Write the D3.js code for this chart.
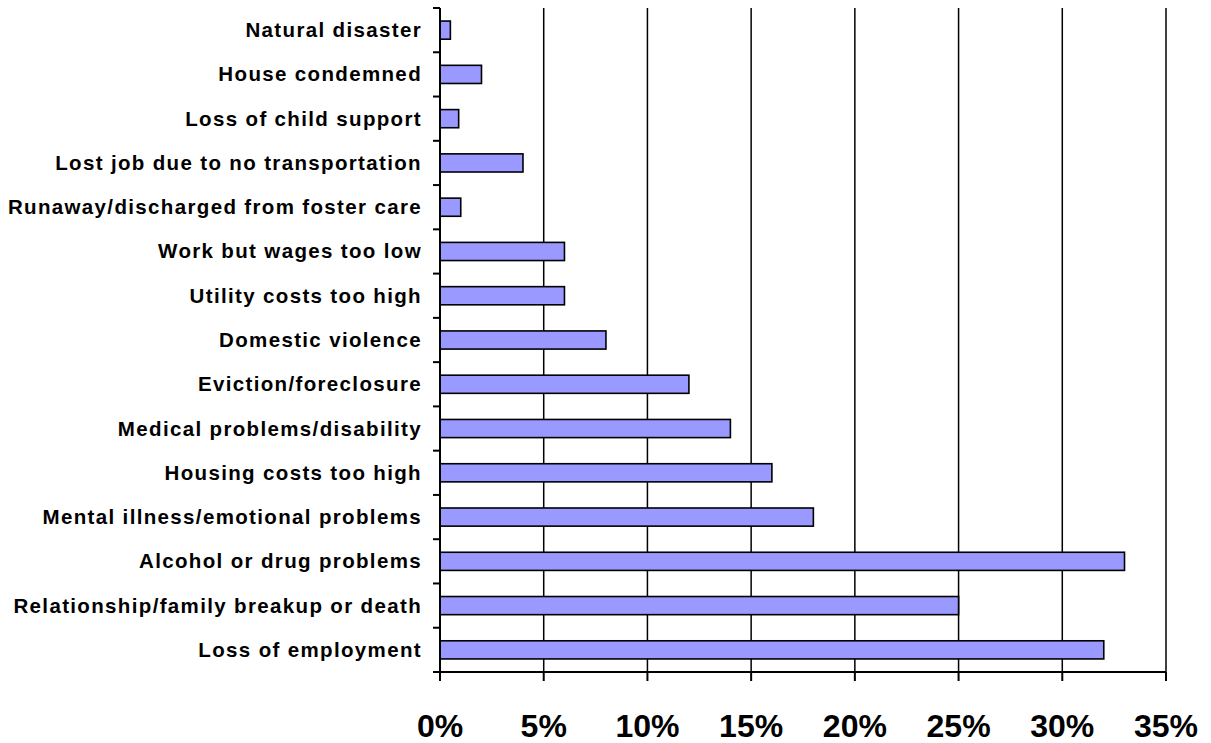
<!DOCTYPE html>
<html>
<head>
  <meta charset="utf-8">
  <script src="https://cdn.jsdelivr.net/npm/d3@7"></script>
  <style>
    body { margin: 0; background: #fff; }
    svg { display: block; }
    .ylab { font-family: Arial, "Liberation Sans", sans-serif; font-weight: bold; font-size: 20.5px; letter-spacing: 1.35px; }
    .xlab { font-family: Arial, "Liberation Sans", sans-serif; font-weight: bold; font-size: 32px; }
  </style>
</head>
<body>
<svg id="chart" width="1211" height="743"></svg>
<script>
  // categories top to bottom, share of respondents (%)
  var categories = [
    'Natural disaster',
    'House condemned',
    'Loss of child support',
    'Lost job due to no transportation',
    'Runaway/discharged from foster care',
    'Work but wages too low',
    'Utility costs too high',
    'Domestic violence',
    'Eviction/foreclosure',
    'Medical problems/disability',
    'Housing costs too high',
    'Mental illness/emotional problems',
    'Alcohol or drug problems',
    'Relationship/family breakup or death',
    'Loss of employment'
  ];
  var values = [0.5, 2, 0.9, 4, 1, 6, 6, 8, 12, 14, 16, 18, 33, 25, 32];
  var xTicks = [0, 5, 10, 15, 20, 25, 30, 35];

  var margin = { top: 8, left: 440, right: 45, bottom: 71 };
  var width = 1211 - margin.left - margin.right;
  var height = 743 - margin.top - margin.bottom;

  var svg = d3.select('#chart');
  var g = svg.append('g').attr('transform', 'translate(' + margin.left + ',' + margin.top + ')');

  var x = d3.scaleLinear().domain([0, 35]).range([0, width]);
  var y = d3.scaleBand().domain(categories).range([0, height]).paddingInner(0.59).paddingOuter(0.295);
  var yb = d3.scaleBand().domain(categories).range([0, height]);

  // vertical gridlines
  g.selectAll('.grid')
    .data(xTicks.slice(1))
    .enter().append('line')
    .attr('x1', d => x(d)).attr('x2', d => x(d))
    .attr('y1', 0).attr('y2', height)
    .attr('stroke', '#000').attr('stroke-width', 1.5);

  // bars
  g.selectAll('.bar')
    .data(values)
    .enter().append('rect')
    .attr('x', 0)
    .attr('y', (d, i) => y(categories[i]))
    .attr('width', d => x(d))
    .attr('height', y.bandwidth())
    .attr('fill', '#9999ff')
    .attr('stroke', '#000')
    .attr('stroke-width', 1.6);

  // y axis
  var yTickPos = categories.map(c => yb(c)).concat([height]);
  g.append('line').attr('x1', 0).attr('x2', 0).attr('y1', 0).attr('y2', height + 8)
    .attr('stroke', '#000').attr('stroke-width', 2);
  g.selectAll('.ytick')
    .data(yTickPos)
    .enter().append('line')
    .attr('x1', -7).attr('x2', 0)
    .attr('y1', d => d).attr('y2', d => d)
    .attr('stroke', '#000').attr('stroke-width', 2);
  g.selectAll('.ylab')
    .data(categories)
    .enter().append('text')
    .attr('class', 'ylab')
    .attr('x', -18)
    .attr('y', d => yb(d) + yb.bandwidth() / 2 + 7)
    .attr('text-anchor', 'end')
    .text(d => d);

  // x axis
  g.append('line').attr('x1', -7).attr('x2', width).attr('y1', height).attr('y2', height)
    .attr('stroke', '#000').attr('stroke-width', 2);
  g.selectAll('.xtick')
    .data(xTicks)
    .enter().append('line')
    .attr('x1', d => x(d)).attr('x2', d => x(d))
    .attr('y1', height).attr('y2', height + 9)
    .attr('stroke', '#000').attr('stroke-width', 2);
  g.selectAll('.xlab')
    .data(xTicks)
    .enter().append('text')
    .attr('class', 'xlab')
    .attr('x', d => x(d))
    .attr('y', height + 65)
    .attr('text-anchor', 'middle')
    .text(d => d + '%');
</script>
</body>
</html>
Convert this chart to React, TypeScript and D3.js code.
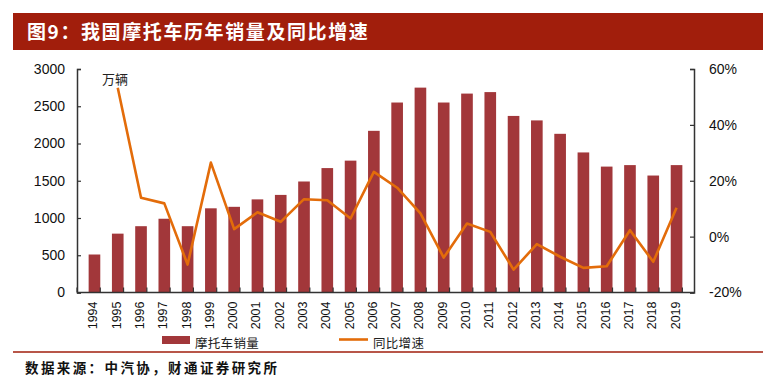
import { useEffect, useRef } from "react";
import * as d3 from "d3";

const years = ["1994","1995","1996","1997","1998","1999","2000","2001","2002","2003","2004","2005","2006","2007","2008","2009","2010","2011","2012","2013","2014","2015","2016","2017","2018","2019"];
const sales = [510, 790, 890, 990, 890, 1130, 1150, 1250, 1310, 1490, 1670, 1770, 2170, 2550, 2750, 2550, 2670, 2690, 2370, 2310, 2130, 1880, 1690, 1710, 1570, 1710];
// yoy growth in %, first year has no value
const growth = [null, 53.3, 13.9, 11.9, -10, 26.5, 2.7, 8.7, 5.3, 13.4, 13, 6.5, 23.2, 17.5, 8.3, -7.5, 4.7, 1.7, -11.8, -2.7, -7.2, -11.2, -10.6, 2.3, -9, 10.3];
const leftTicks = [0, 500, 1000, 1500, 2000, 2500, 3000];
const rightTicks = [-20, 0, 20, 40, 60];

const title = "图9：我国摩托车历年销量及同比增速";
const source = "数据来源：中汽协，财通证券研究所";
const unitLabel = "万辆";
const legendBar = "摩托车销量";
const legendLine = "同比增速";

export default function App() {
  const svgRef = useRef<SVGSVGElement | null>(null);

  useEffect(() => {
    const W = 777, H = 386;
    const margin = { top: 69, right: 83, bottom: 94, left: 77 };
    const svg = d3.select(svgRef.current);
    svg.selectAll("*").remove();
    svg.attr("width", W).attr("height", H);

    const barColor = "#A2373A";
    const lineColor = "#E36C0A";
    const axisColor = "#333";
    const cjk = "'Noto Sans CJK SC', sans-serif";
    const latin = "'Liberation Sans', Arial, sans-serif";

    // title bar
    svg.append("rect").attr("x", 13).attr("y", 13).attr("width", 750).attr("height", 37).attr("fill", "#A11E0C");
    svg.append("text").attr("x", 27).attr("y", 39).text(title)
      .attr("fill", "#fff").attr("font-family", cjk).attr("font-weight", 700)
      .attr("font-size", 19).attr("letter-spacing", 1.6);

    const x = d3.scaleBand().domain(years).range([margin.left, W - margin.right]).padding(0.5);
    const yL = d3.scaleLinear().domain([0, 3000]).range([H - margin.bottom + 0.5, margin.top]);
    const yR = d3.scaleLinear().domain([-20, 60]).range([H - margin.bottom + 0.5, margin.top]);

    // bars
    svg.append("g").selectAll("rect").data(sales).join("rect")
      .attr("x", (d, i) => x(years[i])!)
      .attr("y", d => yL(d))
      .attr("width", x.bandwidth())
      .attr("height", d => yL(0) - yL(d))
      .attr("fill", barColor);

    // growth line
    const pts = growth.map((g, i) => ({ year: years[i], g })).filter(d => d.g !== null) as { year: string; g: number }[];
    const line = d3.line<{ year: string; g: number }>()
      .x(d => x(d.year)! + x.bandwidth() / 2)
      .y(d => yR(d.g));
    svg.append("path").datum(pts).attr("fill", "none").attr("stroke", lineColor)
      .attr("stroke-width", 2.6).attr("stroke-linejoin", "round").attr("d", line);

    // left axis
    const gl = svg.append("g").attr("transform", `translate(${margin.left},0)`)
      .call(d3.axisLeft(yL).tickValues(leftTicks).tickSize(-4).tickPadding(12).tickFormat(d3.format("d")));
    // right axis
    const gr = svg.append("g").attr("transform", `translate(${W - margin.right},0)`)
      .call(d3.axisRight(yR).tickValues(rightTicks).tickSize(-4).tickPadding(15).tickFormat(d => `${d}%`));
    [gl, gr].forEach(g => {
      g.select(".domain").attr("stroke", axisColor).attr("stroke-width", 1.5);
      g.selectAll(".tick line").attr("stroke", axisColor).attr("stroke-width", 1.2);
      g.selectAll(".tick text").attr("fill", "#111").attr("font-family", latin).attr("font-size", 14);
    });

    // bottom axis
    const y0 = yL(0);
    const gb = svg.append("g");
    gb.append("line").attr("x1", margin.left).attr("x2", W - margin.right).attr("y1", y0).attr("y2", y0)
      .attr("stroke", axisColor).attr("stroke-width", 1.5);
    const bounds = d3.range(years.length + 1).map(i => margin.left + i * x.step());
    gb.selectAll("line.tk").data(bounds).join("line").attr("class", "tk")
      .attr("x1", d => d).attr("x2", d => d).attr("y1", y0).attr("y2", y0 - 5)
      .attr("stroke", axisColor).attr("stroke-width", 1.2);
    gb.selectAll("text").data(years).join("text")
      .attr("transform", d => `translate(${x(d)! + x.bandwidth() / 2 + 3},${y0 + 9}) rotate(-90)`)
      .attr("text-anchor", "end")
      .attr("font-family", latin).attr("font-size", 12.5).attr("fill", "#111")
      .text(d => d);

    // unit label
    svg.append("text").attr("x", 102).attr("y", 84).text(unitLabel)
      .attr("font-family", cjk).attr("font-size", 13).attr("fill", "#222");

    // legend
    svg.append("rect").attr("x", 162).attr("y", 336).attr("width", 28).attr("height", 8).attr("fill", barColor);
    svg.append("text").attr("x", 195).attr("y", 348).text(legendBar)
      .attr("font-family", cjk).attr("font-size", 12.5).attr("fill", "#222").attr("letter-spacing", 0.3);
    svg.append("line").attr("x1", 339).attr("x2", 368).attr("y1", 339.5).attr("y2", 339.5)
      .attr("stroke", lineColor).attr("stroke-width", 2.6);
    svg.append("text").attr("x", 373).attr("y", 348).text(legendLine)
      .attr("font-family", cjk).attr("font-size", 12.5).attr("fill", "#222").attr("letter-spacing", 0.3);

    // bottom rule + source
    svg.append("line").attr("x1", 13).attr("x2", 763).attr("y1", 352).attr("y2", 352)
      .attr("stroke", "#A11E0C").attr("stroke-width", 1.5);
    svg.append("text").attr("x", 25).attr("y", 373).text(source)
      .attr("font-family", cjk).attr("font-weight", 700).attr("font-size", 13.5)
      .attr("letter-spacing", 2.4).attr("fill", "#111");
  }, []);

  return (
    <div style={{ position: "absolute", left: 0, top: 0, width: 777, height: 386, background: "#fff" }}>
      <svg ref={svgRef}></svg>
    </div>
  );
}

WRITTEN EXERCISE: Give again, word for word, every line from the top of the data through the line with "var xTicks = [0, 5, 10, 15, 20, 25, 30, 35];", both ends included, and exclude the pictures.

SOLUTION FOR THIS EXERCISE:
Write the D3.js code for this chart.
<!DOCTYPE html>
<html>
<head>
  <meta charset="utf-8">
  <script src="https://cdn.jsdelivr.net/npm/d3@7"></script>
  <style>
    body { margin: 0; background: #fff; }
    svg { display: block; }
    .ylab { font-family: Arial, "Liberation Sans", sans-serif; font-weight: bold; font-size: 20.5px; letter-spacing: 1.35px; }
    .xlab { font-family: Arial, "Liberation Sans", sans-serif; font-weight: bold; font-size: 32px; }
  </style>
</head>
<body>
<svg id="chart" width="1211" height="743"></svg>
<script>
  // categories top to bottom, share of respondents (%)
  var categories = [
    'Natural disaster',
    'House condemned',
    'Loss of child support',
    'Lost job due to no transportation',
    'Runaway/discharged from foster care',
    'Work but wages too low',
    'Utility costs too high',
    'Domestic violence',
    'Eviction/foreclosure',
    'Medical problems/disability',
    'Housing costs too high',
    'Mental illness/emotional problems',
    'Alcohol or drug problems',
    'Relationship/family breakup or death',
    'Loss of employment'
  ];
  var values = [0.5, 2, 0.9, 4, 1, 6, 6, 8, 12, 14, 16, 18, 33, 25, 32];
  var xTicks = [0, 5, 10, 15, 20, 25, 30, 35];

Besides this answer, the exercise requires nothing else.